[start of Extracted records]

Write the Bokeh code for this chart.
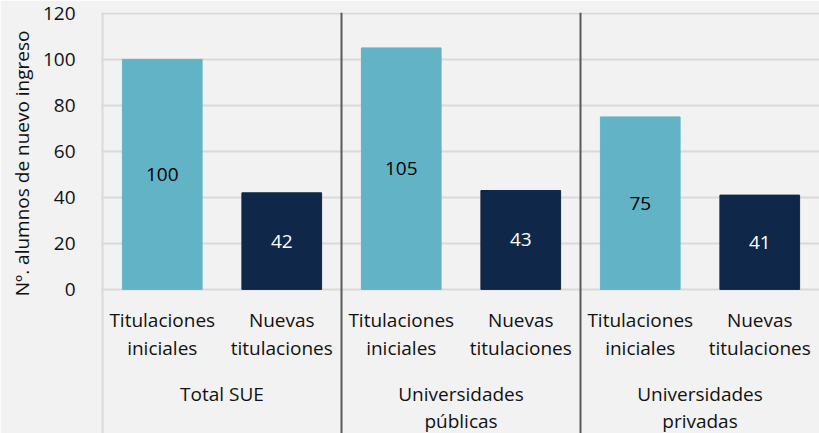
from bokeh.plotting import figure
from bokeh.models import Range1d, FixedTicker, ColumnDataSource, Title
from bokeh.core.properties import value
from bokeh.embed import file_html
from bokeh.resources import INLINE

# ---- data ----
groups = ["Total SUE", "Universidades\npúblicas", "Universidades\nprivadas"]
subcats = ["Titulaciones\niniciales", "Nuevas\ntitulaciones"]
values_ini = [100, 105, 75]
values_new = [42, 43, 41]
y_ticks = [0, 20, 40, 60, 80, 100, 120]
y_title = "Nº. alumnos de nuevo ingreso"

LIGHT = "#63B3C7"
DARK = "#0F2849"
BG = "#F2F2F2"
FONT = "Open Sans"
PX_PER_UNIT = 2.3
W, H = 819, 433
LEFT, TOP = 102, 12

# build positions from categories
xs, tops, colors, txtcol = [], [], [], []
for gi, g in enumerate(groups):
    for si, v in enumerate([values_ini[gi], values_new[gi]]):
        xs.append(gi * 2 + si + 0.5)
        tops.append(v)
        colors.append(LIGHT if si == 0 else DARK)
        txtcol.append("black" if si == 0 else "white")

src = ColumnDataSource(dict(x=xs, top=tops, color=colors, tc=txtcol,
                            mid=[t / 2 for t in tops],
                            lab=[str(t) for t in tops]))

y_top = 120.4
y_bottom = y_top - (H - TOP) / PX_PER_UNIT
p = figure(width=W, height=H, output_backend="svg", toolbar_location=None,
           x_range=Range1d(0, 2 * len(groups)), y_range=Range1d(y_bottom, y_top),
           x_axis_location=None, background_fill_color=BG,
           border_fill_color=BG, outline_line_color=None,
           min_border_left=LEFT, min_border_right=0, min_border_top=TOP,
           min_border_bottom=0)

p.vbar(x="x", top="top", bottom=0, width=0.667, color="color", source=src)
p.text(x="x", y="mid", text="lab", text_color="tc", source=src,
       text_align="center", text_baseline="middle",
       text_font=value(FONT), text_font_size="19px")

# separators between groups
sep_x = [2 * i for i in range(1, len(groups))]
p.segment(x0=sep_x, y0=[y_top] * len(sep_x), x1=sep_x, y1=[y_bottom] * len(sep_x),
          line_color="#595959", line_width=2)

# sub-category and group labels
for gi in range(len(groups)):
    for si, sc in enumerate(subcats):
        for li, line in enumerate(sc.split("\n")):
            p.text(x=[gi * 2 + si + 0.5], y=[0], text=[line],
                   y_offset=31 + li * 28, text_align="center",
                   text_baseline="middle", text_font=value(FONT),
                   text_font_size="19px", text_color="#111111")
    for li, line in enumerate(groups[gi].split("\n")):
        p.text(x=[gi * 2 + 1], y=[0], text=[line],
               y_offset=105 + li * 27, text_align="center",
               text_baseline="middle", text_font=value(FONT),
               text_font_size="19px", text_color="#111111")

# axes / grid
p.yaxis.ticker = FixedTicker(ticks=y_ticks)
p.yaxis.axis_line_color = "#D9D9D9"
p.yaxis.axis_line_width = 2
p.yaxis.major_tick_line_color = None
p.yaxis.minor_tick_line_color = None
p.yaxis.major_label_standoff = 21
p.yaxis.major_label_text_font = FONT
p.yaxis.major_label_text_font_size = "19px"
p.yaxis.major_label_text_color = "#111111"
p.ygrid.ticker = FixedTicker(ticks=y_ticks)
p.ygrid.grid_line_color = "#D9D9D9"
p.ygrid.grid_line_width = 2
p.xgrid.grid_line_color = None

# y-axis title as a left-side title, anchored near the top
p.add_layout(Title(text=y_title, align="right", offset=18,
                   text_font=FONT, text_font_size="19px",
                   text_font_style="normal", text_color="#111111",
                   standoff=9), "left")

html = file_html(p, INLINE)
html = html.replace("<body>", '<body style="background:%s">' % BG, 1)
open("out.html", "w").write(html)
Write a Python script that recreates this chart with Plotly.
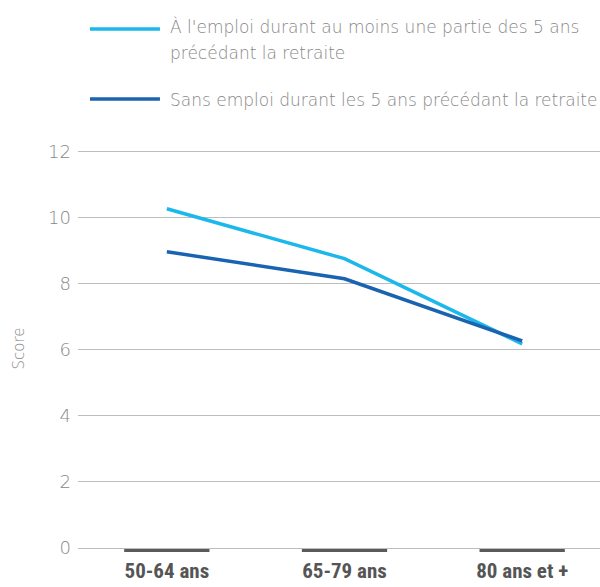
import plotly.graph_objects as go

categories = ["50-64 ans", "65-79 ans", "80 ans et +"]
legend_lines = [
    ["À l'emploi durant au moins une partie des 5 ans", "précédant la retraite"],
    ["Sans emploi durant les 5 ans précédant la retraite"],
]
emploi = [10.27, 8.76, 6.18]
sans_emploi = [8.97, 8.15, 6.27]
y_ticks = [0, 2, 4, 6, 8, 10, 12]

colors = ["#1CB8EC", "#1A63B1"]
LIGHT = "'DejaVu Sans', sans-serif"
light_font = dict(family=LIGHT, size=17, color="#878787", weight=200)

x_idx = list(range(len(categories)))
fig = go.Figure()
for vals, lines, col in zip([emploi, sans_emploi], legend_lines, colors):
    fig.add_trace(go.Scatter(x=x_idx, y=vals, mode="lines", name=" ".join(lines),
                             line=dict(color=col, width=3.5), showlegend=False))

shapes = []
# dark segments under each category on the base line
for i in x_idx:
    shapes.append(dict(type="rect", xref="x", yref="paper", x0=i - 0.24, x1=i + 0.24,
                       ysizemode="pixel", yanchor=0, y0=-1, y1=-4,
                       fillcolor="#5a5a5a", line=dict(width=0)))

# custom legend (paper coords relative to plot area)
legend_symbol_y = [1.3008, 1.1253]
legend_text_y = [[1.3058, 1.2406], [1.1228]]
annotations = []
for lines, col, sy, tys in zip(legend_lines, colors, legend_symbol_y, legend_text_y):
    shapes.append(dict(type="line", xref="paper", yref="paper", x0=0.023, x1=0.157,
                       y0=sy, y1=sy, line=dict(color=col, width=3.5)))
    for txt, ty in zip(lines, tys):
        annotations.append(dict(xref="paper", yref="paper", x=0.172, y=ty,
                                xanchor="left", yanchor="middle", text=txt,
                                showarrow=False, align="left", font=light_font))

fig.update_layout(
    width=600, height=587,
    margin=dict(l=78, r=0, t=149, b=39),
    paper_bgcolor="white", plot_bgcolor="white",
    shapes=shapes, annotations=annotations,
    xaxis=dict(range=[-0.5, 2.438], tickvals=x_idx, ticktext=categories,
               showgrid=False, zeroline=False, showline=False, ticks="",
               tickfont=dict(family="'Roboto Condensed', 'Liberation Sans Narrow', sans-serif",
                             size=21, color="#555555", weight="bold"),
               ticklabelstandoff=8),
    yaxis=dict(range=[0, 12.08], tickvals=y_ticks, showgrid=True, gridcolor="#BDBDBD",
               gridwidth=1, zeroline=True, zerolinecolor="#BDBDBD", zerolinewidth=1,
               showline=False, ticks="", ticklabelstandoff=6,
               tickfont=dict(family=LIGHT, size=18, color="#878787", weight=200),
               title=dict(text="Score", font=dict(family=LIGHT, size=15, color="#878787", weight=200),
                          standoff=19)),
)

fig.write_html("out.html", config={"displayModeBar": False},
               post_script="document.body.style.margin='0';document.body.style.overflow='hidden';")
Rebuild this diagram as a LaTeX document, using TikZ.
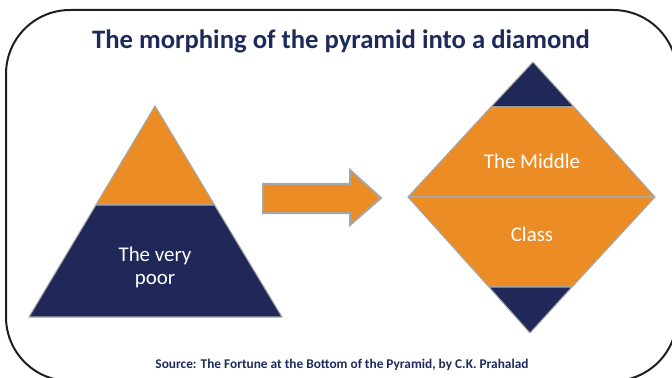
\documentclass[tikz,border=0pt]{standalone}
\usepackage{fontspec}
\setmainfont{Carlito}
\definecolor{pyrorange}{HTML}{EC8C24}
\definecolor{pyrnavy}{HTML}{1F2858}
\definecolor{titlenavy}{HTML}{1F2A5C}
\definecolor{edgegray}{HTML}{A6A6A6}
\begin{document}
\begin{tikzpicture}[x=0.75pt,y=-0.75pt,
  frame/.style={draw=black!88,line width=1.5pt,rounded corners=48pt},
  band/.style={draw=edgegray,line width=0.8pt,line join=round},
  orangeband/.style={band,fill=pyrorange},
  navyband/.style={band,fill=pyrnavy},
  divider/.style={draw=edgegray,line width=1.5pt},
  blockarrow/.style={draw=edgegray,line width=1.5pt,fill=pyrorange,line join=miter},
  title/.style={font=\fontsize{20}{24}\selectfont\bfseries,text=titlenavy,inner sep=0pt},
  source/.style={font=\fontsize{10}{12}\selectfont\bfseries,text=titlenavy,inner sep=0pt},
  layerlabel/.style={font=\fontsize{15.7}{17.25}\selectfont,text=white,align=center,inner sep=0pt}]
\useasboundingbox (0,0) rectangle (672,378);
\clip (0,0) rectangle (672,378);

% outer rounded frame
\draw[frame] (6,10) rectangle (677,381);

% heading
\node[title,anchor=base] (heading) at (341,49) {The morphing of the pyramid into a diamond};

% pyramid: small apex, wide base
\filldraw[orangeband] (155,106) -- (95.9,205) -- (214.6,205) -- cycle;
\filldraw[navyband] (95.9,205) -- (29,317) -- (282,317) -- (214.6,205) -- cycle;
\node[layerlabel,anchor=base] (verypoor) at (155,284) {The very\\poor};

% transformation arrow
\filldraw[blockarrow] (263,184) -- (350,184) -- (350,170) -- (381,198)
  -- (350,225) -- (350,213) -- (263,213) -- cycle;

% diamond: narrow top and bottom, wide middle
\filldraw[navyband] (533,62) -- (491,107) -- (574,107) -- cycle;
\filldraw[orangeband] (491,107) -- (408,197) -- (655,197) -- (574,107) -- cycle;
\filldraw[orangeband] (408,197) -- (489,287) -- (572,287) -- (655,197) -- cycle;
\filldraw[navyband] (489,287) -- (530,333) -- (572,287) -- cycle;
\draw[divider] (408,197) -- (655,197);
\node[layerlabel,anchor=base] (middle) at (532,169) {The Middle};
\node[layerlabel,anchor=base] (class) at (532,241) {Class};

% citation
\node[source,anchor=base] (citation) at (342,368) {Source: The Fortune at the Bottom of the Pyramid, by C.K. Prahalad};
\end{tikzpicture}
\end{document}
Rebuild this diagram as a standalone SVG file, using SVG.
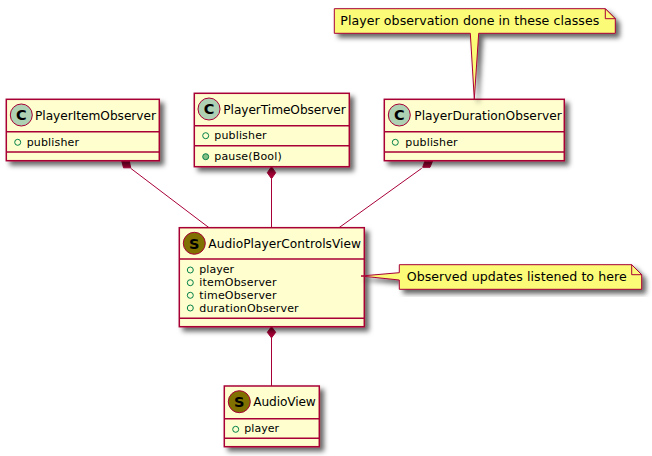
<svg xmlns="http://www.w3.org/2000/svg" width="652" height="456" viewBox="0 0 652 456">
<style>
text{font-family:"DejaVu Sans",sans-serif;fill:#000}
.h{font-size:12.2px}
.n{font-size:12.6px}
.m{font-size:11px}
.box{fill:#FEFECE;stroke:#A80036;stroke-width:1.5}
.ln{stroke:#A80036;stroke-width:1.5;fill:none}
.c{stroke:#A80036;stroke-width:1;fill:none}
.d{fill:#A80036;stroke:#A80036;stroke-width:1}
.note{fill:#FBFB77;stroke:#A80036;stroke-width:1}
.cc{fill:#ADD1B2;stroke:#A80036;stroke-width:1}
.cs{fill:#7F7000;stroke:#A80036;stroke-width:1}
.ic{fill:none;stroke:#038048;stroke-width:1}
.if{fill:#84BE84;stroke:#038048;stroke-width:1}
.g{font-size:14.500px;font-weight:bold;font-family:"DejaVu Sans",sans-serif}
</style>
<defs>
<filter id="s" x="-20%" y="-20%" width="150%" height="150%"><feDropShadow dx="4" dy="4" stdDeviation="2.500" flood-color="#000" flood-opacity="0.6"/></filter>
</defs>
<g id="connectors">
<path class="c" d="M130.700 168.300L209 227.700"/>
<path class="d" d="M121.700 160.700L123.500 167.800L130.700 167.800L129.300 160.700Z"/>
<path class="c" d="M271.500 179L271.500 227.700"/>
<path class="d" d="M271.500 166.700L267.300 172.700L271.500 178.700L275.700 172.700Z"/>
<path class="c" d="M421.700 168.300L339 227.700"/>
<path class="d" d="M425 160.700L422.700 167.300L430 167.300L432.700 160.700Z"/>
<path class="c" d="M271.500 338L271.500 386"/>
<path class="d" d="M271.500 326.700L267.300 332.300L271.500 337.900L275.700 332.300Z"/>
</g>
<g id="PlayerItemObserver">
<rect class="box" x="6.300" y="99.300" width="153" height="61.400" filter="url(#s)"/>
<circle class="cc" cx="21.300" cy="115" r="11"/>
<text class="g" x="21.300" y="120.200" text-anchor="middle">C</text>
<text class="h" x="35" y="120" textLength="121">PlayerItemObserver</text>
<path class="ln" d="M6.300 131.700H159.300M6.300 152H159.300"/>
<circle class="ic" cx="17.700" cy="142.300" r="3"/>
<text class="m" x="26.700" y="146" textLength="52.300">publisher</text>
</g>
<g id="PlayerTimeObserver">
<rect class="box" x="194.300" y="93.300" width="155" height="73.400" filter="url(#s)"/>
<circle class="cc" cx="209" cy="109" r="11"/>
<text class="g" x="209" y="114.200" text-anchor="middle">C</text>
<text class="h" x="223.300" y="113.500" textLength="122.500">PlayerTimeObserver</text>
<path class="ln" d="M194.300 125.700H349.300M194.300 145.700H349.300"/>
<circle class="ic" cx="205.700" cy="135.700" r="3"/>
<text class="m" x="214.300" y="139.300" textLength="52.300">publisher</text>
<circle class="if" cx="205.700" cy="156.700" r="3"/>
<text class="m" x="214.300" y="160" textLength="67.400">pause(Bool)</text>
</g>
<g id="PlayerDurationObserver">
<rect class="box" x="384.300" y="99.300" width="180" height="61.400" filter="url(#s)"/>
<circle class="cc" cx="399.300" cy="115" r="11"/>
<text class="g" x="399.300" y="120.200" text-anchor="middle">C</text>
<text class="h" x="414.300" y="120" textLength="147.400">PlayerDurationObserver</text>
<path class="ln" d="M384.300 131.700H564.300M384.300 152H564.300"/>
<circle class="ic" cx="395.300" cy="142.300" r="3"/>
<text class="m" x="405.300" y="146" textLength="52.300">publisher</text>
</g>
<g id="note1">
<path class="note" filter="url(#s)" d="M334.300 8.700H605.300L615.300 18.700V33.300H478.700L474.300 99L470.300 33.300H334.300Z"/>
<path class="note" d="M605.300 8.700V18.700H615.300Z"/>
<text class="n" x="340.300" y="25" textLength="259">Player observation done in these classes</text>
</g>
<g id="AudioPlayerControlsView">
<rect class="box" x="179.300" y="227.700" width="185" height="99" filter="url(#s)"/>
<circle class="cs" cx="194.300" cy="243.300" r="11"/>
<text class="g" x="194.300" y="248.500" text-anchor="middle">S</text>
<text class="h" x="208.300" y="247.500" textLength="152.700">AudioPlayerControlsView</text>
<path class="ln" d="M179.300 259H364.300M179.300 318.300H364.300"/>
<circle class="ic" cx="190.300" cy="270" r="3"/>
<text class="m" x="199.300" y="273" textLength="34.700">player</text>
<circle class="ic" cx="190.300" cy="282.700" r="3"/>
<text class="m" x="199.300" y="286" textLength="77.300">itemObserver</text>
<circle class="ic" cx="190.300" cy="295.300" r="3"/>
<text class="m" x="199.300" y="299" textLength="77.300">timeObserver</text>
<circle class="ic" cx="190.300" cy="308" r="3"/>
<text class="m" x="199.300" y="312" textLength="99.300">durationObserver</text>
</g>
<g id="AudioView">
<rect class="box" x="224.300" y="386" width="95" height="60.700" filter="url(#s)"/>
<circle class="cs" cx="239.300" cy="401.700" r="11"/>
<text class="g" x="239.300" y="406.900" text-anchor="middle">S</text>
<text class="h" x="253.300" y="406" textLength="62.400">AudioView</text>
<path class="ln" d="M224.300 418.700H319.300M224.300 438.300H319.300"/>
<circle class="ic" cx="235.700" cy="429.300" r="3"/>
<text class="m" x="244.300" y="432" textLength="34.700">player</text>
</g>
<g id="note2">
<path class="note" filter="url(#s)" d="M399.300 264.700H631.700L641.700 274.700V289.300H399.300V280L361 276L399.300 272.700Z"/>
<path class="note" d="M631.700 264.700V274.700H641.700Z"/>
<text class="n" x="406.700" y="280.700" textLength="220">Observed updates listened to here</text>
</g>
</svg>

[end of Extracted records]

Problem requirements - Omit the pictures. Extract exactly the lines that begin with the one holding "Rebuild this diagram as a LaTeX" and end with the one holding "(6,10) rectangle (677,381);", inclusive.

The solution -
Rebuild this diagram as a LaTeX document, using TikZ.
\documentclass[tikz,border=0pt]{standalone}
\usepackage{fontspec}
\setmainfont{Carlito}
\definecolor{pyrorange}{HTML}{EC8C24}
\definecolor{pyrnavy}{HTML}{1F2858}
\definecolor{titlenavy}{HTML}{1F2A5C}
\definecolor{edgegray}{HTML}{A6A6A6}
\begin{document}
\begin{tikzpicture}[x=0.75pt,y=-0.75pt,
  frame/.style={draw=black!88,line width=1.5pt,rounded corners=48pt},
  band/.style={draw=edgegray,line width=0.8pt,line join=round},
  orangeband/.style={band,fill=pyrorange},
  navyband/.style={band,fill=pyrnavy},
  divider/.style={draw=edgegray,line width=1.5pt},
  blockarrow/.style={draw=edgegray,line width=1.5pt,fill=pyrorange,line join=miter},
  title/.style={font=\fontsize{20}{24}\selectfont\bfseries,text=titlenavy,inner sep=0pt},
  source/.style={font=\fontsize{10}{12}\selectfont\bfseries,text=titlenavy,inner sep=0pt},
  layerlabel/.style={font=\fontsize{15.7}{17.25}\selectfont,text=white,align=center,inner sep=0pt}]
\useasboundingbox (0,0) rectangle (672,378);
\clip (0,0) rectangle (672,378);

% outer rounded frame
\draw[frame] (6,10) rectangle (677,381);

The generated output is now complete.